Thursday’s Theme Music
We have a 3-F day: freezing, frosty, foggy. So sad it’s Thursday instead of Friday… The temperature is hanging around 28 degrees F.
Today is February 4, 2021. Sunrise came at 7:21 AM. Sunset is expected at 5:28 PM.
Had David Bowie and “Heroes” on my mind yesterday. Then “Space Oddity” was introduced, along with “Diamond Dogs”. But walking late yesterday afternoon brought another song to mind.

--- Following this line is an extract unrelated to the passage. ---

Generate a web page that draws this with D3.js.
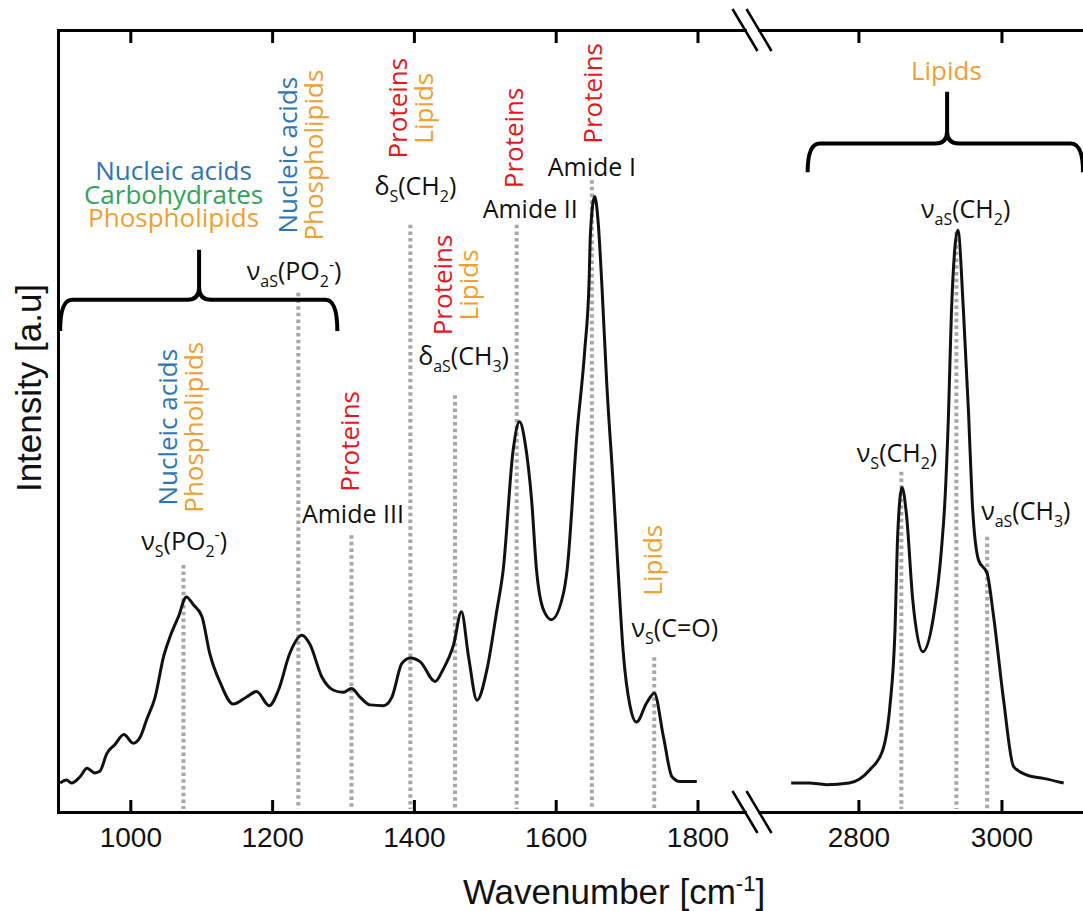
<!DOCTYPE html>
<html><head><meta charset="utf-8">
<script src="https://cdn.jsdelivr.net/npm/d3@7"></script>
<style>body{margin:0;background:#fff}svg{display:block}</style>
</head><body><svg id="chart" width="1083" height="911"></svg>
<script>
// ---------- data ----------
const leftWavenumber = [901,910,917,929,939,950,957,967,978,991,1004,1014,1023,1035,1047,1056,1068,1079,1089,1101,1112,1127,1145,1164,1178,1196,1209,1225,1242,1253,1270,1286,1300,1312,1324,1338,1357,1369,1383,1395,1409,1430,1441,1456,1467,1477,1489,1503,1517,1526,1540,1549,1557,1566,1573,1583,1594,1611,1616,1630,1641,1647,1649,1655,1660,1665,1672,1681,1688,1695,1705,1714,1728,1739,1752,1764,1775,1799];
const leftIntensity  = [3.7,4.1,3.7,4.5,5.6,5.0,5.2,7.5,8.6,9.9,8.8,9.6,11.8,14.7,19.9,22.4,25.0,27.5,26.5,25.0,20.3,16.5,13.8,14.7,15.4,13.6,15.6,20.3,22.6,21.5,17.3,15.6,15.3,15.8,14.7,13.7,13.6,14.7,19.0,19.7,19.2,16.7,18.2,21.4,25.6,19.9,14.3,18.2,25.8,31.0,46.3,49.9,47.1,39.9,30.9,25.8,24.6,28.0,30.9,48.4,59.1,67.6,74.0,78.7,75.3,67.6,54.8,42.0,30.9,20.7,13.5,11.5,13.9,15.2,9.6,4.5,3.9,3.9];
const rightWavenumber = [2706,2731,2755,2787,2816,2834,2844,2851,2855,2861,2867,2876,2890,2905,2916,2921,2926,2930,2939,2947,2954,2959,2968,2980,2989,3003,3017,3036,3059,3087];
const rightIntensity  = [3.7,3.7,3.5,3.7,5.4,7.9,13.5,22.9,35.6,41.5,38.2,27.1,20.5,25.0,33.5,39.9,51.0,63.8,74.4,63.8,51.0,39.9,32.2,30.5,25.0,14.3,5.8,4.7,4.3,3.7];

const leftTicks = [1000,1200,1400,1600,1800];
const rightTicks = [2800,3000];

// peak marker lines: position (cm-1), top of dotted line (intensity units), axis segment
const peakPositions = [1075,1237,1312,1395,1458,1545,1651,1739,2860,2937,2980];
const peakLineTops  = [31.6,66.4,35.4,75.1,53.3,75.1,80.8,19.8,43.5,74.2,35.2];
const peakSegments  = ['L','L','L','L','L','L','L','L','R','R','R'];

// band labels (centre position, baseline level)
const bandLabels = [
  {seg:'L', wn:1076, lvl:33.5, parts:[{t:'ν'},{t:'S',s:'sub'},{t:'(PO'},{t:'2',s:'sub'},{t:'-',s:'sup'},{t:')'}]},
  {seg:'L', wn:1231, lvl:68.0, parts:[{t:'ν'},{t:'aS',s:'sub'},{t:'(PO'},{t:'2',s:'sub'},{t:'-',s:'sup'},{t:')'}]},
  {seg:'L', wn:1314, lvl:37.0, parts:[{t:'Amide III'}]},
  {seg:'L', wn:1402, lvl:78.9, parts:[{t:'δ'},{t:'S',s:'sub'},{t:'(CH'},{t:'2',s:'sub'},{t:')'}]},
  {seg:'L', wn:1470, lvl:57.2, parts:[{t:'δ'},{t:'aS',s:'sub'},{t:'(CH'},{t:'3',s:'sub'},{t:')'}]},
  {seg:'L', wn:1564, lvl:76.0, parts:[{t:'Amide II'}]},
  {seg:'L', wn:1651, lvl:81.3, parts:[{t:'Amide I'}]},
  {seg:'L', wn:1768, lvl:22.4, parts:[{t:'ν'},{t:'S',s:'sub'},{t:'(C=O)'}]},
  {seg:'R', wn:2854, lvl:44.8, parts:[{t:'ν'},{t:'S',s:'sub'},{t:'(CH'},{t:'2',s:'sub'},{t:')'}]},
  {seg:'R', wn:2950, lvl:76.0, parts:[{t:'ν'},{t:'aS',s:'sub'},{t:'(CH'},{t:'2',s:'sub'},{t:')'}]},
  {seg:'R', wn:3034, lvl:37.3, parts:[{t:'ν'},{t:'aS',s:'sub'},{t:'(CH'},{t:'3',s:'sub'},{t:')'}]}
];

const colBlue = '#2E75B6', colGreen = '#2FA556', colOrange = '#F0A030', colRed = '#E8161B';

// vertical (rotated) biomolecule stacks: centre position and centre level
const rotatedGroups = [
  {wn:1070, lvl:49.2, words:[['Nucleic acids',colBlue],['Phospholipids',colOrange]]},
  {wn:1240, lvl:84.0, words:[['Nucleic acids',colBlue],['Phospholipids',colOrange]]},
  {wn:1308, lvl:47.4, words:[['Proteins',colRed]]},
  {wn:1395, lvl:90.0, words:[['Proteins',colRed],['Lipids',colOrange]]},
  {wn:1458, lvl:67.4, words:[['Proteins',colRed],['Lipids',colOrange]]},
  {wn:1540, lvl:86.2, words:[['Proteins',colRed]]},
  {wn:1651, lvl:91.9, words:[['Proteins',colRed]]},
  {wn:1736, lvl:32.2, words:[['Lipids',colOrange]]}
];

// horizontal stacks above braces (first baseline level, then lines)
const braceTexts = [
  {seg:'L', wn:1061, lvl:80.8, lines:[['Nucleic acids',colBlue],['Carbohydrates',colGreen],['Phospholipids',colOrange]]},
  {seg:'R', wn:2923, lvl:93.6, lines:[['Lipids',colOrange]]}
];
// braces: start, centre, end (cm-1); bar level, tip level, point level
const braces = [
  {seg:'L', x0:901, xc:1097, x1:1292, bar:65.5, tip:61.5, top:71.9},
  {seg:'R', x0:2729, xc:2924, x1:3114, bar:85.5, tip:81.8, top:92.1}
];

// ---------- scales ----------
const svg = d3.select('#chart');
const yTop = 30, yBot = 812;
const y = d3.scaleLinear().domain([0,100]).range([yBot, yTop]);
const xL = d3.scaleLinear().domain([898,1867]).range([58,745]);
const xR = d3.scaleLinear().domain([2661,3114]).range([759,1083]);
const xs = {L:xL, R:xR};

const annFont = '"Open Sans", "Noto Sans", sans-serif';
const axFont = '"Liberation Sans", Arial, sans-serif';

// ---------- dotted peak lines ----------
const gPeaks = svg.append('g');
peakPositions.forEach((p,i)=>{
  const sx = xs[peakSegments[i]];
  gPeaks.append('line')
    .attr('x1', sx(p)).attr('x2', sx(p))
    .attr('y1', y(peakLineTops[i])).attr('y2', yBot - 3)
    .attr('stroke', '#a6a6a6').attr('stroke-width', 4)
    .attr('stroke-dasharray', '3.5,3.2');
});

// ---------- curves ----------
const lineL = d3.line().x((d,i)=>xL(leftWavenumber[i])).y(d=>y(d)).curve(d3.curveMonotoneX);
const lineR = d3.line().x((d,i)=>xR(rightWavenumber[i])).y(d=>y(d)).curve(d3.curveMonotoneX);
svg.append('path').attr('d', lineL(leftIntensity)).attr('fill','none').attr('stroke','#111').attr('stroke-width',3).attr('stroke-linejoin','round');
svg.append('path').attr('d', lineR(rightIntensity)).attr('fill','none').attr('stroke','#111').attr('stroke-width',3).attr('stroke-linejoin','round');

// ---------- axes ----------
function styleAxis(g){
  g.select('.domain').attr('stroke','#000').attr('stroke-width',3).attr('stroke-linecap','square');
  g.selectAll('.tick line').attr('stroke','#000').attr('stroke-width',3);
  g.selectAll('.tick text').attr('font-family',axFont).attr('font-size',28).attr('fill','#111');
}
[['L',leftTicks],['R',rightTicks]].forEach(([k,t])=>{
  const gb = svg.append('g').attr('transform',`translate(0,${yBot})`)
    .call(d3.axisBottom(xs[k]).tickValues(t).tickSizeInner(-12).tickSizeOuter(0).tickPadding(15).tickFormat(d3.format('d')));
  styleAxis(gb);
  const gt = svg.append('g').attr('transform',`translate(0,${yTop})`)
    .call(d3.axisTop(xs[k]).tickValues(t).tickSizeInner(-13).tickSizeOuter(0).tickFormat(''));
  styleAxis(gt);
});
const gl = svg.append('g').attr('transform',`translate(${xL.range()[0]},0)`)
  .call(d3.axisLeft(y).tickValues([]).tickSizeOuter(0));
styleAxis(gl);

// axis breaks
[yTop, yBot].forEach(yy=>{
  [xL.range()[1], xR.range()[0]].forEach(bx=>{
    svg.append('line').attr('x1',bx-12.5).attr('y1',yy-21).attr('x2',bx+12.5).attr('y2',yy+21)
      .attr('stroke','#000').attr('stroke-width',2.5);
  });
});

// axis titles
const xt = svg.append('text').attr('x', 614).attr('y', 904).attr('text-anchor','middle')
  .attr('font-family',axFont).attr('font-size',35).attr('fill','#111');
xt.append('tspan').text('Wavenumber [cm');
xt.append('tspan').text('-1').attr('font-size',22).attr('dy',-13);
xt.append('tspan').text(']').attr('dy',13);

svg.append('text').attr('transform','translate(41,388) rotate(-90)').attr('text-anchor','middle')
  .attr('font-family',axFont).attr('font-size',35).attr('fill','#111').text('Intensity [a.u]');

// ---------- annotations ----------
function rich(sel, parts, size){
  let cur = 0;
  parts.forEach(p=>{
    const target = p.s==='sub' ? 0.28*size : p.s==='sup' ? -0.42*size : 0;
    const ts = sel.append('tspan').text(p.t).attr('dy', target-cur);
    if(p.s) ts.attr('font-size', size*0.64);
    cur = target;
  });
}
const gAnn = svg.append('g').attr('font-family', annFont);
bandLabels.forEach(b=>{
  const t = gAnn.append('text').attr('x', xs[b.seg](b.wn)).attr('y', y(b.lvl))
    .attr('text-anchor','middle').attr('font-size',25).attr('fill','#111');
  rich(t, b.parts, 25);
});

rotatedGroups.forEach(g=>{
  const n = g.words.length, cx = xL(g.wn), cy = y(g.lvl);
  g.words.forEach((w,i)=>{
    const x = cx + (i-(n-1)/2)*26;
    gAnn.append('text').attr('transform',`translate(${x},${cy}) rotate(-90)`)
      .attr('text-anchor','middle').attr('dominant-baseline','central')
      .attr('font-size',26).attr('fill',w[1]).text(w[0]);
  });
});

braceTexts.forEach(b=>{
  const x = xs[b.seg](b.wn);
  const t = gAnn.append('text').attr('x', x).attr('y', y(b.lvl))
    .attr('text-anchor','middle').attr('font-size',26);
  b.lines.forEach((l,i)=>{
    t.append('tspan').attr('x', x).attr('dy', i===0 ? 0 : 23.5).attr('fill', l[1]).text(l[0]);
  });
});

braces.forEach(b=>{
  const sx = xs[b.seg];
  const x0=sx(b.x0), xc=sx(b.xc), x1=sx(b.x1), yb=y(b.bar), yt=y(b.tip), yp=y(b.top);
  const r = 12;
  const p = d3.path();
  p.moveTo(x0, yt); p.quadraticCurveTo(x0, yb, x0+r, yb); p.lineTo(xc-r, yb);
  p.quadraticCurveTo(xc, yb, xc, yb-r); p.lineTo(xc, yp);
  p.moveTo(xc, yb-r); p.quadraticCurveTo(xc, yb, xc+r, yb); p.lineTo(x1-r, yb);
  p.quadraticCurveTo(x1, yb, x1, yt);
  svg.append('path').attr('d', p.toString()).attr('fill','none').attr('stroke','#000').attr('stroke-width',4);
});
</script></body></html>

Although yesterday started cold and snowy, by late afternoon, it was fifty-two and sunny. I went walking for exercise and as respite from feeling crowded with my wife and cats, but also for writing therapy. I was introducing the progs and wanted to refine my sense of who they are and how they fit. That was happily resolved, which made me think, walking is often the remedy for exploring writing for me. That stream of thought unleashed a stream of song fragments into the mental music stream, including “Remedy” by The Black Crowes (1992).
Stay Positive. Test Negative. Wear a Mask. Get Vaccinated. That’s the remedy for this coronavirus times. Here’s the song.
Tuesday’s Theme Music
Sunset is expected at 5:27 PM today. Sunrise came at 7:23 AM. I did the math: ten hours of sunlight plus a few extra minutes.
I can see it easily in the morning. When Papi the ginger mischief maker wants out for his regular 5:50 AM jaunt, false dawn has come up to light the area. By the time I get up, sunlight is flirting with the rain clouds, trying to entice them into showing a little blue sky.
Today is Tuesday, the second of February, 2021. I was thinking about my writing and the novel in progress as I rotated through morning routines of ablutions, feline feedings, breakfast making, blind opening. Into that mix came an Oasis song from 2000, “Go Let It Out”. The first line was the hook: “Paint no illusion, try to click with whatcha got.”
That’s how writing progresses, innit? You work with whatcha got.
Stay positive and test negative. Wear a mask and get vaccinated. Paint no illusion, try to click with whatcha got.